Is intelligence a meaningful concept?
Yes. There’s a real phenomenon to describe, even if it’s difficult to pin down.
Over the last thirty years, seventy-seven Nobel Prizes in Chemistry have been awarded to humans, and zero to chimpanzees. An alien, on hearing about this fact for the first time, might wonder if the Nobel Committee is biased. But no, there really is something going on with humans that sets us apart from chimpanzees.
It’s an overly obvious point, but obvious points can sometimes matter. There are abilities we possess that let us walk on the moon, and that put the fate of the planet into our hands rather than into the hands of chimpanzees. Philosophers and scientists can debate the true nature of intelligence, but no matter what they conclude, the underlying phenomenon remains. Something about humans has let us achieve feats never before seen in nature; and that something has to do with our brains, and how we use them to comprehend and affect the world around us.
The fact that we can’t give a precise definition doesn’t mean that it can’t hurt us.
If you’re caught in a forest fire, it doesn’t matter whether or not you understand the underlying chemistry. You burn all the same.
The same is true for intelligence. If machines start converting the surface of the Earth into their own infrastructure, while generating so much waste heat that they boil the oceans, then it won’t much matter whether we have a precise definition of “intelligence” yet. We’d die all the same.
We mean this literally, and we’ll be exploring why we expect such extreme outcomes from smarter-than-human AI over the coming chapters. In Chapter 3, we’ll argue that superintelligent machines would pursue ends. In Chapter 4, we’ll argue that those ends would not be what any human intended or asked for. Chapter 5 is where we argue that their pursuits would be better accomplished if they took resources we were using to survive. And Chapter 6 is where we argue that they’d be capable of developing their own infrastructure and rapidly turning the world uninhabitable.
You don’t need a precise definition of intelligence to build intelligence.
Humans were able to create fire before they understood the underlying chemistry of combustion.
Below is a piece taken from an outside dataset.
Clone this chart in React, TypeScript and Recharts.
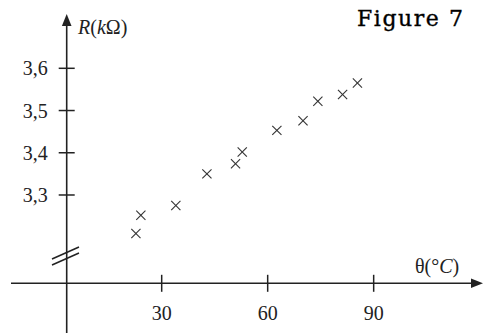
import React from 'react';
import { ScatterChart, Scatter, XAxis, YAxis, ReferenceLine } from 'recharts';

const temperature = [22.7, 24.1, 34.0, 42.8, 50.9, 52.8, 62.6, 70.0, 74.2, 81.2, 85.4];
const resistance = [3.209, 3.252, 3.275, 3.35, 3.374, 3.402, 3.453, 3.476, 3.522, 3.538, 3.565];
const xTicks = [30, 60, 90];
const yTicks = [3.3, 3.4, 3.5, 3.6];

const points = temperature.map((t, i) => ({ theta: t, r: resistance[i] }));

// pixel <-> data, chart drawn edge to edge (483 x 333)
const W = 483;
const H = 333;
const PX_PER_DEG = 3.533;
const X_ZERO = 55.7;
const PX_PER_K = 422.3;
const Y_36 = 68.3;
const tx = (px: number) => (px - X_ZERO) / PX_PER_DEG;
const ry = (py: number) => 3.6 - (py - Y_36) / PX_PER_K;

const X_DOMAIN: [number, number] = [tx(0), tx(W)];
const Y_DOMAIN: [number, number] = [ry(H), ry(0)];
const AXIS_R = ry(283.3);
const AXIS_T = tx(66.7);

const INK = '#222';
const FONT = 'Liberation Serif';

const ArrowLine = (props: any) => {
  const { x1, y1, x2, y2 } = props;
  const a = Math.atan2(y2 - y1, x2 - x1);
  const len = 12;
  const hw = 4.8;
  const bx = x2 - len * Math.cos(a);
  const by = y2 - len * Math.sin(a);
  const nx = -Math.sin(a) * hw;
  const ny = Math.cos(a) * hw;
  return (
    <g>
      <line x1={x1} y1={y1} x2={bx} y2={by} stroke={INK} strokeWidth={1.6} />
      <polygon points={`${x2},${y2} ${bx + nx},${by + ny} ${bx - nx},${by - ny}`} fill={INK} />
    </g>
  );
};

const Cross = (props: any) => {
  const { cx, cy } = props;
  const s = 4.6;
  return (
    <g stroke="#333" strokeWidth={1.1}>
      <line x1={cx - s} y1={cy - s} x2={cx + s} y2={cy + s} />
      <line x1={cx - s} y1={cy + s} x2={cx + s} y2={cy - s} />
    </g>
  );
};

export default function App() {
  const tickH = 8.5 / PX_PER_K;
  const tickW = 8 / PX_PER_DEG;
  return (
    <div style={{ position: 'absolute', left: 0, top: 0, width: W, height: H, background: '#fff', fontFamily: FONT }}>
      <ScatterChart width={W} height={H} margin={{ top: 0, right: 0, bottom: 0, left: 0 }}>
        <XAxis type="number" dataKey="theta" domain={X_DOMAIN} hide allowDataOverflow />
        <YAxis type="number" dataKey="r" domain={Y_DOMAIN} hide allowDataOverflow />

        {/* x axis */}
        <ReferenceLine
          ifOverflow="visible"
          segment={[{ x: tx(11), y: AXIS_R }, { x: tx(W), y: AXIS_R }]}
          shape={ArrowLine}
        />
        {/* y axis */}
        <ReferenceLine
          ifOverflow="visible"
          segment={[{ x: AXIS_T, y: ry(H) }, { x: AXIS_T, y: ry(14) }]}
          shape={ArrowLine}
        />

        {xTicks.map(t => (
          <ReferenceLine
            key={`x${t}`}
            ifOverflow="visible"
            segment={[{ x: t, y: AXIS_R - tickH }, { x: t, y: AXIS_R + tickH }]}
            stroke={INK}
            strokeWidth={1.5}
            label={{ value: String(t), position: 'bottom', offset: 14, fill: INK, fontSize: 20, fontFamily: FONT }}
          />
        ))}
        {yTicks.map(v => (
          <ReferenceLine
            key={`y${v}`}
            ifOverflow="visible"
            segment={[{ x: AXIS_T - tickW, y: v }, { x: AXIS_T + tickW, y: v }]}
            stroke={INK}
            strokeWidth={1.5}
            label={{ value: v.toFixed(1).replace('.', ','), position: 'left', offset: 11, fill: INK, fontSize: 20, fontFamily: FONT }}
          />
        ))}

        {/* axis break */}
        <ReferenceLine ifOverflow="visible" segment={[{ x: tx(52), y: ry(259) }, { x: tx(79), y: ry(247) }]} stroke={INK} strokeWidth={1.4} />
        <ReferenceLine ifOverflow="visible" segment={[{ x: tx(52), y: ry(265) }, { x: tx(79), y: ry(253) }]} stroke={INK} strokeWidth={1.4} />

        <Scatter data={points} shape={Cross} isAnimationActive={false} />
      </ScatterChart>

      <svg width={W} height={H} style={{ position: 'absolute', left: 0, top: 0, pointerEvents: 'none' }}>
        <text x={357} y={26} fontFamily="DejaVu Serif" fontSize={22} fill="#000" stroke="#000" strokeWidth={0.35} textLength={106} lengthAdjust="spacing">
          Figure 7
        </text>
        <text x={78} y={34} fontFamily={FONT} fontSize={20} fill={INK}>
          <tspan fontStyle="italic">R</tspan>(<tspan fontStyle="italic">k</tspan>Ω)
        </text>
        <text x={415} y={273} fontFamily={FONT} fontSize={20} fill={INK}>
          θ(°<tspan fontStyle="italic">C</tspan>)
        </text>
      </svg>
    </div>
  );
}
Similarly, humans are well on their way to creating intelligent machines, despite their lack of understanding — as we’ll cover in Chapter 2.
Rather than thinking of intelligence as a mathematical notion in need of a precise definition, we recommend thinking of “intelligence” as the label for an observed natural phenomenon that we don’t yet understand well.
Something about human brains allows us to perform an astonishing variety of feats. We build particle accelerators; we develop new pharmaceutical drugs; we invent agriculture; we write novels; we execute military campaigns. Something about human brains means that we can do all of those things, while mice and chimpanzees can do none of them. Even if we don’t yet have a full scientific understanding of that mental difference, it’s useful to have a label for it.
Similarly, it’s useful to be able to talk about intelligence that surpasses our own. We can already observe AIs today that are superhuman in a variety of narrow domains — modern chess AIs, for example, are superhuman in the domain of chess. It’s natural to then ask what will happen when we build AIs that are superhuman at the tasks of scientific discovery, technological development, social manipulation, or strategic planning. And it’s natural to ask what will happen when we build AIs that outperform humans in all domains.
If and when AI shows up that can do world-class scientific research thousands of times faster than the best human scientists, we may protest that it’s “not truly intelligent,” perhaps because it reaches conclusions in a very different way than a human would. That could even be true, depending on what definition of “intelligence” you choose. But the real-world impact of the AI will be enormous, however we choose to label it.
We need some terminology for talking about that sort of impact, and for talking about the sorts of machines that are radically capable at predicting and steering the world. In this book, we take the easy route of assigning the label “intelligence” to the capabilities, rather than to specific internal processes that give rise to those capabilities.